# My fishy addiction



## yamgnop (Oct 3, 2010)

I would like to share some pics of my 2 tanks. The tanks have all been put together by the generousity of the members of this forum- AND A SPECIAL THANKS to those who were willing to be generous with their knowledge and also with their time 

Here is the 20 gallon-thanks to tangdaddy for getting me started, I'm sure he has a few grey hairs from all my questions! 20 GAL, ada substrate and co2 system

























My 10 gallon from Smiladon - Revamped, thanks for a good deal :0)
low tech, eco complete


----------



## curtisonrad19 (Oct 31, 2010)

Beautiful tanks,
Thank you for sharing some pictures with us!


----------



## Ssogi (May 11, 2010)

Awsome planted tanks you got there.

I especially like the first tank !! Looks so natural..!!GOOD job!!


----------



## thefishwife (Apr 21, 2010)

Great looking tanks! Thanks for the frogbit!


----------



## Nicklfire (Apr 21, 2010)

i love the 20 gallon, looks great, healthy vibrant plants, very impressed, good job.

Just need the hairgrass to fill in more and that will complete the look


----------



## Mferko (Jun 8, 2010)

very nice  thanks for sharing


----------



## tang daddy (Apr 21, 2010)

Wow your tanks look amazing, good job....

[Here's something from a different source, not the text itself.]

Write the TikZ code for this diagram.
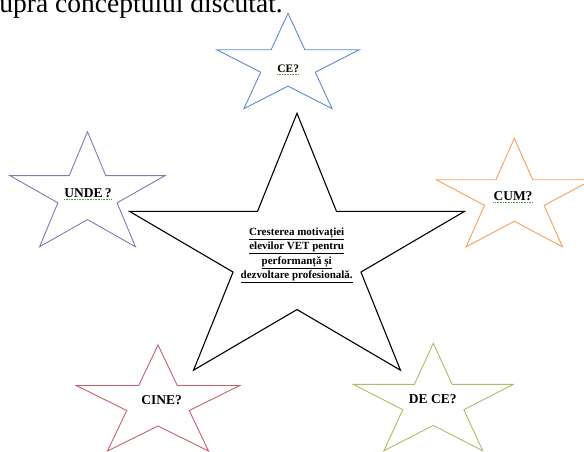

Told you Ada is Dabomb!! just plant add co2 and watch it grow(like a chiapet )


----------



## euroamg (Dec 14, 2010)

_Planted tanks look great...Everything is growing well.. _


----------



## yamgnop (Oct 3, 2010)

thanks everyone! couldn't have done it with lots of help


----------



## plantedinvertz (Apr 21, 2010)

So beautiful


----------